Il s’agit d’œuvrer principalement à :

  1. Consolider et dynamiser les institutions et les outils opérationnels au service du patrimoine culturel en dotant notamment le département en charge du patrimoine culturel de l’expertise et des moyens nécessaires lui permettant de cartographier, d’inventorier, de sauvegarder et de mettre en valeur le patrimoine culturel dans des conditions satisfaisantes et conformes aux normes internationales en vigueur;
  2. Accorder une attention particulière au patrimoine immatériel :
    • en réalisant des monographies régionales pour inventorier les richesses locales en la matière ;
    • en renforçant sa codification et sa connaissance par des travaux académiques et scientifiques ;
    • en soutenant les porteurs du capital immatériel pour assurer la transmission de ce patrimoine.

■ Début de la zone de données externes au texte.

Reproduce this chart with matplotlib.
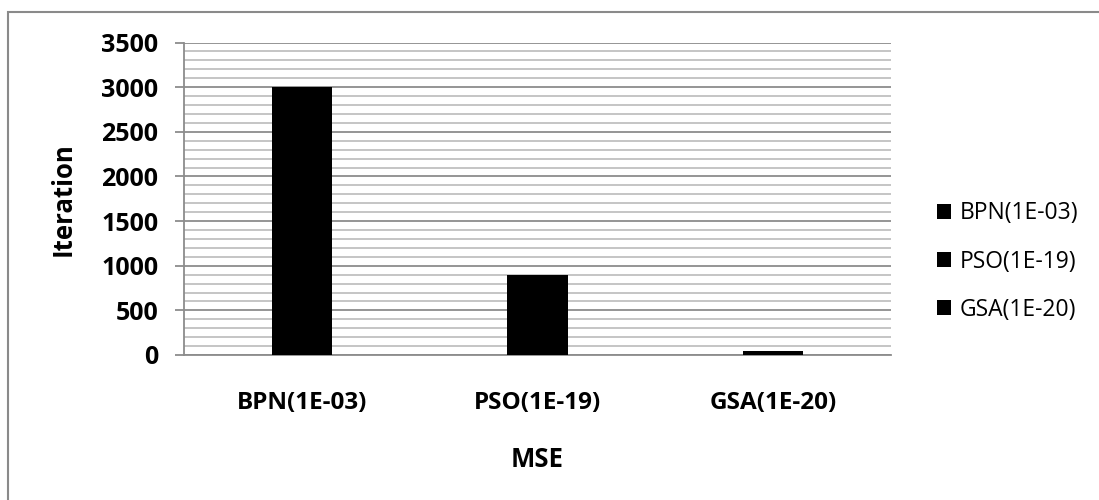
import numpy as np
import matplotlib.pyplot as plt
from matplotlib.patches import Rectangle

plt.rcParams['font.family'] = ['Open Sans', 'DejaVu Sans']

# MSE reached by each method, and iterations needed
methods = ['BPN(1E-03)', 'PSO(1E-19)', 'GSA(1E-20)']
iterations = [3000, 900, 40]

fig = plt.figure(figsize=(10.99, 5.0), dpi=100)
ax = fig.add_axes([0.1674, 0.29, 0.8107 - 0.1674, 0.915 - 0.29])

# chart border (runs off the right and bottom edges)
fig.patches.append(Rectangle((8 / 1099, -0.1), 1.2, 1 - 12 / 500 + 0.1,
                             transform=fig.transFigure, fill=False,
                             edgecolor='#8a8a8a', linewidth=1.5, zorder=0))

x = np.arange(len(methods))
bars = ax.bar(x, iterations, width=0.255, color='black', zorder=3)

ax.set_xlim(-0.5, len(methods) - 0.5)
ax.set_ylim(0, 3500)
ax.set_yticks(np.arange(0, 3501, 500))
ax.set_yticks(np.arange(0, 3501, 100), minor=True)
ax.grid(axis='y', which='minor', color='#c0c0c0', linewidth=1.3, zorder=0)
ax.grid(axis='y', which='major', color='#8c8c8c', linewidth=1.3, zorder=1)
ax.set_axisbelow(True)

for s in ['top', 'right']:
    ax.spines[s].set_visible(False)
for s in ['left', 'bottom']:
    ax.spines[s].set_color('#8c8c8c')
    ax.spines[s].set_linewidth(1.3)

ax.tick_params(axis='y', which='major', length=6.5, width=1.3, color='#8c8c8c',
               labelsize=18, pad=12)
ax.tick_params(axis='y', which='minor', length=0)
ax.tick_params(axis='x', length=0, labelsize=17.5, pad=26)
ax.set_xticks(x)
ax.set_xticklabels(methods, fontweight='bold')
for lbl in ax.get_yticklabels():
    lbl.set_fontweight('bold')

ax.set_ylabel('Iteration', fontsize=18.5, fontweight='bold', labelpad=18)
ax.set_xlabel('MSE', fontsize=18.5, fontweight='bold', labelpad=22)

leg = ax.legend(bars.patches, methods, loc='center left',
                bbox_to_anchor=(0.842, 0.477), bbox_transform=fig.transFigure,
                frameon=False, fontsize=16.5, handlelength=0.6,
                handleheight=0.6, handletextpad=0.4, labelspacing=1.05,
                borderpad=0)

fig.savefig('out.png', dpi=100)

  3. Garantir un financement national pérenne et diversifier les sources de financement en ayant recours au partenariat public-privé et au tiers secteur pour la sauvegarde, la réhabilitation et la mise en valeur du patrimoine.
  4. Décliner territorialement la stratégie nationale proposée pour la protection, la sauvegarde et la mise en valeur du patrimoine culturel dans une logique de subsidiarité.
  5. Favoriser les projets de mise en valeur du patrimoine culturel matériel et immatériel dans le milieu rural (architecture, ksours, kasbahs, chants, danses, traditions, art culinaire, ), notamment dans les zones montagneuses et/ou défavorisées et les intégrer dans les circuits touristiques culturels.
  6. Encourager les entreprises à se spécialiser dans les métiers de restauration des sites et monuments historiques.
  7. Systématiser le recours aux technologies lors de la cartographie de l’inventaire et privilégier le recours aux services d’archivage digital.
  8. Charger une personnalité publique, jouissant d’une grande notoriété et dont la légitimité est reconnue, de mener un plaidoyer efficace pour sensibiliser sur les enjeux de la valorisation de l’histoire et du patrimoine culturel national.